> _WRITTEN INSTRUCTION_: Everything from the first line to the line containing "from matplotlib.ticker import NullLocator" is to be repeated exactly; nothing past it.

> _DATA EXCERPT_:
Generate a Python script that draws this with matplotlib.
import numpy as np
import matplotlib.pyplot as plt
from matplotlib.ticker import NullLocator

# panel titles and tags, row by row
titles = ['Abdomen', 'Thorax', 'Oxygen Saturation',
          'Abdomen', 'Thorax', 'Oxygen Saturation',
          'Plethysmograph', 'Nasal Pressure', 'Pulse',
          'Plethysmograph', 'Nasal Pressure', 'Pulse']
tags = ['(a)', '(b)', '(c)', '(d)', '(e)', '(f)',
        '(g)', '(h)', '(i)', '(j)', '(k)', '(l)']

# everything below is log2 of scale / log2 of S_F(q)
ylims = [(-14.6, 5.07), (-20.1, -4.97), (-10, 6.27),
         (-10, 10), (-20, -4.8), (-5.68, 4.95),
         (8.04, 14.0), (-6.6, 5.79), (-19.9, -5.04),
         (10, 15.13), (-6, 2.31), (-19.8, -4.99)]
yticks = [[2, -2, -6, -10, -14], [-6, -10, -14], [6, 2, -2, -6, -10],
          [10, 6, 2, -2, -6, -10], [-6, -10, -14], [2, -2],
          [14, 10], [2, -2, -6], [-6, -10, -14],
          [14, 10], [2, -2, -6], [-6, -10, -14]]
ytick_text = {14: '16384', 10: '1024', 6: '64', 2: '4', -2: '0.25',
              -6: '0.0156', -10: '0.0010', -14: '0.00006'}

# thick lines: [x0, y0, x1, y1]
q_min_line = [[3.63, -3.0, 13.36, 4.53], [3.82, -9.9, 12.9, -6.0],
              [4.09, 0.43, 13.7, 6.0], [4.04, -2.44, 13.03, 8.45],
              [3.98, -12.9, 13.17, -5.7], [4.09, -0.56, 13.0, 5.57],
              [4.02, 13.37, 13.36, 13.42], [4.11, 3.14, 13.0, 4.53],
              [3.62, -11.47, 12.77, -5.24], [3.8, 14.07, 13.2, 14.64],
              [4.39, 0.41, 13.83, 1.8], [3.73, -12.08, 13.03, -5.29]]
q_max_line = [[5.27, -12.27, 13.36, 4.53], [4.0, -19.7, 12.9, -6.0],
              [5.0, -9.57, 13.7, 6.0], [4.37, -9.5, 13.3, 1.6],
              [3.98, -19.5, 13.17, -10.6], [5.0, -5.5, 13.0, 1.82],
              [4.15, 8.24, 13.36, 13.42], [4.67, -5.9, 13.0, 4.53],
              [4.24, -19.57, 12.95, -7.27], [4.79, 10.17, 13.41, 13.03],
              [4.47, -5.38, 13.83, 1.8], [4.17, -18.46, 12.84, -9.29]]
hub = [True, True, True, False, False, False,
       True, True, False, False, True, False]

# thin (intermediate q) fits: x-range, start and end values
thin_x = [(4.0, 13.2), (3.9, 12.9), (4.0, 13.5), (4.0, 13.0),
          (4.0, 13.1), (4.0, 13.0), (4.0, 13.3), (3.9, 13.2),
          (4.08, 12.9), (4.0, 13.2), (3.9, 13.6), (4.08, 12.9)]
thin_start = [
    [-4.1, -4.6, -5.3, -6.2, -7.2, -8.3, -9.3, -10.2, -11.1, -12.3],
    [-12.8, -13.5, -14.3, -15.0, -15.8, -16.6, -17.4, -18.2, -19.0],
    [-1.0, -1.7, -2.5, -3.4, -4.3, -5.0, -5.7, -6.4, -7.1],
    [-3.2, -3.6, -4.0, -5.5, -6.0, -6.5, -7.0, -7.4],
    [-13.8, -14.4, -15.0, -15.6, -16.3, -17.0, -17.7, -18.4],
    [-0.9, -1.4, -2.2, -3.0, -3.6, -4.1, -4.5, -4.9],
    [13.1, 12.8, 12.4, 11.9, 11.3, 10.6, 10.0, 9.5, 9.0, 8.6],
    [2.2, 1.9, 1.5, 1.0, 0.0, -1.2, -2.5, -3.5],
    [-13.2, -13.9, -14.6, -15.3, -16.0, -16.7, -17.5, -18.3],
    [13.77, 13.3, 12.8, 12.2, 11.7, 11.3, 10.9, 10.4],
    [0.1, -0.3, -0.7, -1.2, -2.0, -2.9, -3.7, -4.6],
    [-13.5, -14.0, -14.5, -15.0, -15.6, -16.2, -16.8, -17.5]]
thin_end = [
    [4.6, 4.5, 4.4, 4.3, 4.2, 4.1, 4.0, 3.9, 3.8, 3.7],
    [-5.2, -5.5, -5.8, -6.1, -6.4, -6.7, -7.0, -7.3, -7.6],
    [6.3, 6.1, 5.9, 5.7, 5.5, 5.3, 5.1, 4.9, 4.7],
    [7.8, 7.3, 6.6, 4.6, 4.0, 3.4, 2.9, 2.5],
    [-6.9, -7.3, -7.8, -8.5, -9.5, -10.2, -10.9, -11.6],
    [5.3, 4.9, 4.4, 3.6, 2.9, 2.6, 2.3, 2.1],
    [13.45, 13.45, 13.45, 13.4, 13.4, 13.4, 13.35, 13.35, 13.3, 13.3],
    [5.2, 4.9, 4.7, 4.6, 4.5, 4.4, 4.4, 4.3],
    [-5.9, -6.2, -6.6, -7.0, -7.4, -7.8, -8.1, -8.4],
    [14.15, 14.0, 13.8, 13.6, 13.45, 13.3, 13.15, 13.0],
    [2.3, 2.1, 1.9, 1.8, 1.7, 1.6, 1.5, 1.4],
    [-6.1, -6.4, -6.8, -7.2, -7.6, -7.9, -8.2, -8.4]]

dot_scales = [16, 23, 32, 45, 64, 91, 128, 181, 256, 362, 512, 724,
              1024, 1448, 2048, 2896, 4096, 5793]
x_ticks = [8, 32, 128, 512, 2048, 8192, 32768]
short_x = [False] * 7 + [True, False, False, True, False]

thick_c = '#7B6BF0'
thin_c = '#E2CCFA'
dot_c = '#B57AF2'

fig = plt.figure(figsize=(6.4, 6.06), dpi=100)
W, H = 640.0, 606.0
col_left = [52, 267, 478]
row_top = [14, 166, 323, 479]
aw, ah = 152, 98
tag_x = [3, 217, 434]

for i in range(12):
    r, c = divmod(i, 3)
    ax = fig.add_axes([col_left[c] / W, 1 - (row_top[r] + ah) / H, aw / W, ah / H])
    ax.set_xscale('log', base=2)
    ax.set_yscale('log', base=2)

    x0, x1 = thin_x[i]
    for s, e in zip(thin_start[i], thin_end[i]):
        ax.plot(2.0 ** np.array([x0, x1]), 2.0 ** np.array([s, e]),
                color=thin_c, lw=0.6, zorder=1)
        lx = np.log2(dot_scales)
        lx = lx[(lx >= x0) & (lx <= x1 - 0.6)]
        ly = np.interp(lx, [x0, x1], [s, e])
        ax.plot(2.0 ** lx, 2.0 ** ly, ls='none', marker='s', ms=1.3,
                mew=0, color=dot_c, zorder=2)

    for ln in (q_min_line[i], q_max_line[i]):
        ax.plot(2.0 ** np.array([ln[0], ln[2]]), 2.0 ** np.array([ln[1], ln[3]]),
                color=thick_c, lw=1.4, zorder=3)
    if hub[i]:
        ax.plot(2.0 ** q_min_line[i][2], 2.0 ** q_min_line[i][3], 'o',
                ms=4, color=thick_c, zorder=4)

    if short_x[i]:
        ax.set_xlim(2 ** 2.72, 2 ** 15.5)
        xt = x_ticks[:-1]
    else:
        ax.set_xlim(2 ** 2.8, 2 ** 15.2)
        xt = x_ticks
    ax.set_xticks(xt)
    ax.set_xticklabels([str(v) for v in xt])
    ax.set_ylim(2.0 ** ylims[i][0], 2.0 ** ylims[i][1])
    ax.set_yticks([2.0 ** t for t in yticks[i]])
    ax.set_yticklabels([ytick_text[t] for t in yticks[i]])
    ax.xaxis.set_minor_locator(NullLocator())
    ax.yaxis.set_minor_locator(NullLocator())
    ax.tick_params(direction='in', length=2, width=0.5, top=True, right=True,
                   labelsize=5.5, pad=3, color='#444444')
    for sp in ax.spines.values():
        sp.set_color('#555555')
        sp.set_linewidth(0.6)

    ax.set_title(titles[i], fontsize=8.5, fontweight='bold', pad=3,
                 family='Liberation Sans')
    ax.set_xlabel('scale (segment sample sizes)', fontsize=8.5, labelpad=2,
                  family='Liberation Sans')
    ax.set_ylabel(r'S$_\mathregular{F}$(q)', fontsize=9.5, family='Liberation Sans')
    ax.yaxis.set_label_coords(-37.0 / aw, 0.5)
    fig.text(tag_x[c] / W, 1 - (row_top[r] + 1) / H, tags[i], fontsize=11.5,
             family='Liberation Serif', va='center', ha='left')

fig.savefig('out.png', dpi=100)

> _WRITTEN SOLUTION_:
Generate a Python script that draws this with matplotlib.
import numpy as np
import matplotlib.pyplot as plt
from matplotlib.ticker import NullLocator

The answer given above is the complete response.